Feeding near a current maximum and lifting that region boosts radiation resistance relative to loss—exactly what you want. A perfect SWR means nothing by itself: a dummy load has a perfect match and radiates nothing.
The “Height Is Might” Myth—With an Asterisk
“Height is might” is true for horizontal antennas, but it’s easily misunderstood with verticals.
Horizontals: their current maximum lies mid-span, so raising that belly lowers take-off angle and sharpens the pattern.
Verticals: they’re two-wire systems—radiator up, return path down. They need a proper reference plane. A tall radiator without tuned radials just invites loss.
- Ground-mounted vertical + many radials: reliable but lossy to soil.
- Elevated vertical + tuned radials: fewer losses, cleaner low-angle radiation.
Practical takeaway: height helps when it lifts current maxima into clear space without breaking geometry. For verticals, raise the whole system—radiator and radials together.
Quick Placement Wins
- Put current high, keep voltage away from clutter.
- Use proper chokes or baluns to block RF return paths.
- Monitor transformer heat—it’s feedback about system loss.
- “Good enough” height still matters; every meter helps.
- Four tuned elevated radials can rival a mat of on-ground wires.
A Simple Mental Model
Picture your antenna as a glowing wire. The glow is brightest where current is strongest. Your job: place that bright section high and free, and feed it in a way that avoids waste.
- Current-fed: simple, efficient, forgiving.
- Voltage-fed: powerful but demanding—treat it with respect.
Bottom line: Where the current flows, the signal grows.
Mini-FAQ
- Does a current-fed antenna always outperform a voltage-fed one? — Not always. Both can excel when built and matched properly. Current-fed designs are simply less temperamental.
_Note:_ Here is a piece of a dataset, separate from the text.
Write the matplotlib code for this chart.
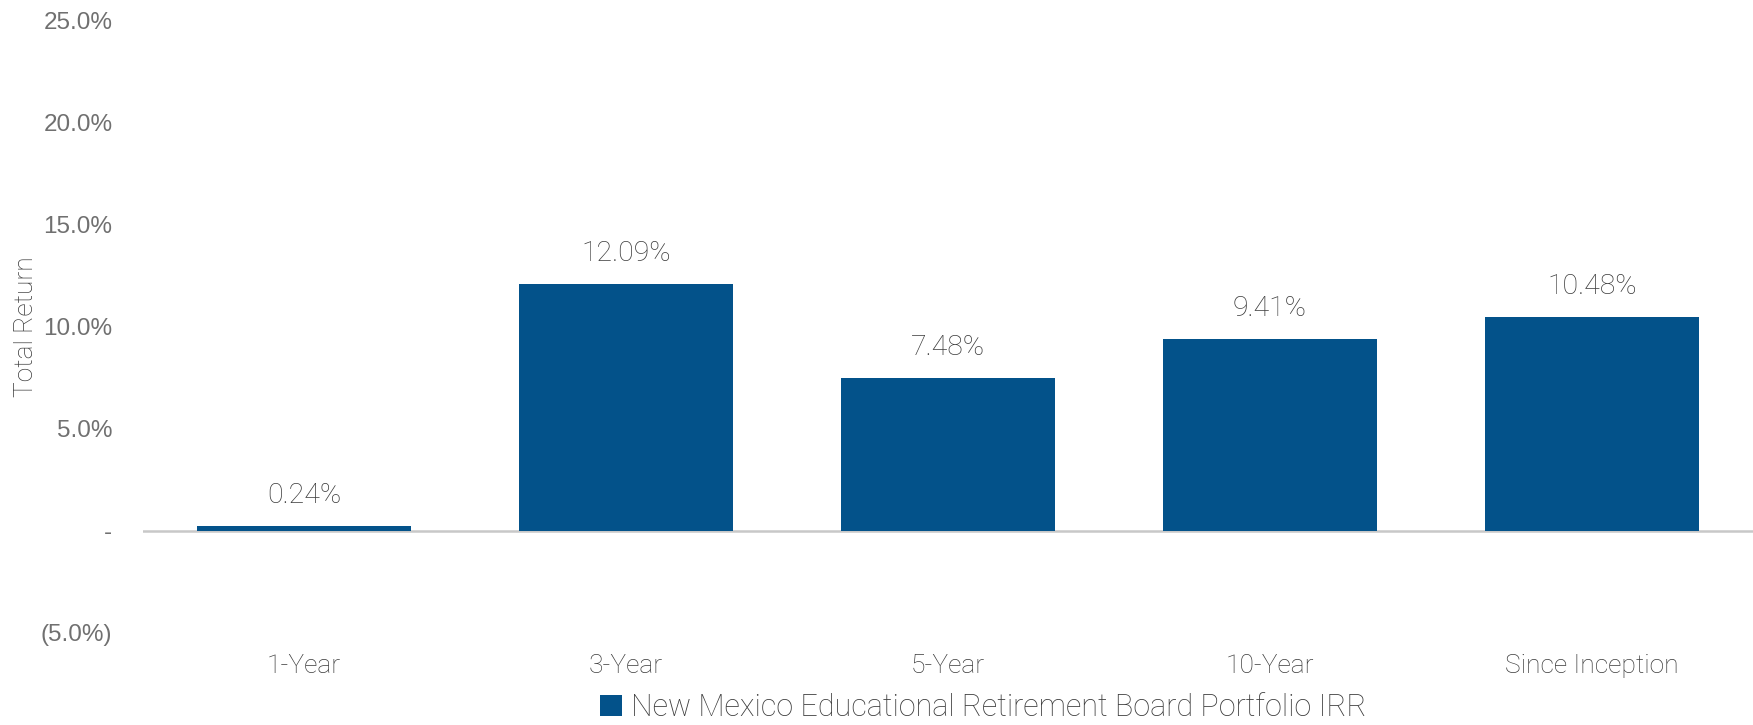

- My EFHW shows a perfect SWR—why is the signal weak? — SWR only confirms power reached the feedpoint. Transformer loss, stray return currents, or poor current placement can still cripple field strength.
- How high is “high enough”? — For horizontal wires, aim for the current maximum ≈ λ⁄4 up. For verticals, focus on tuned radials; if you raise the radiator, raise the radials too.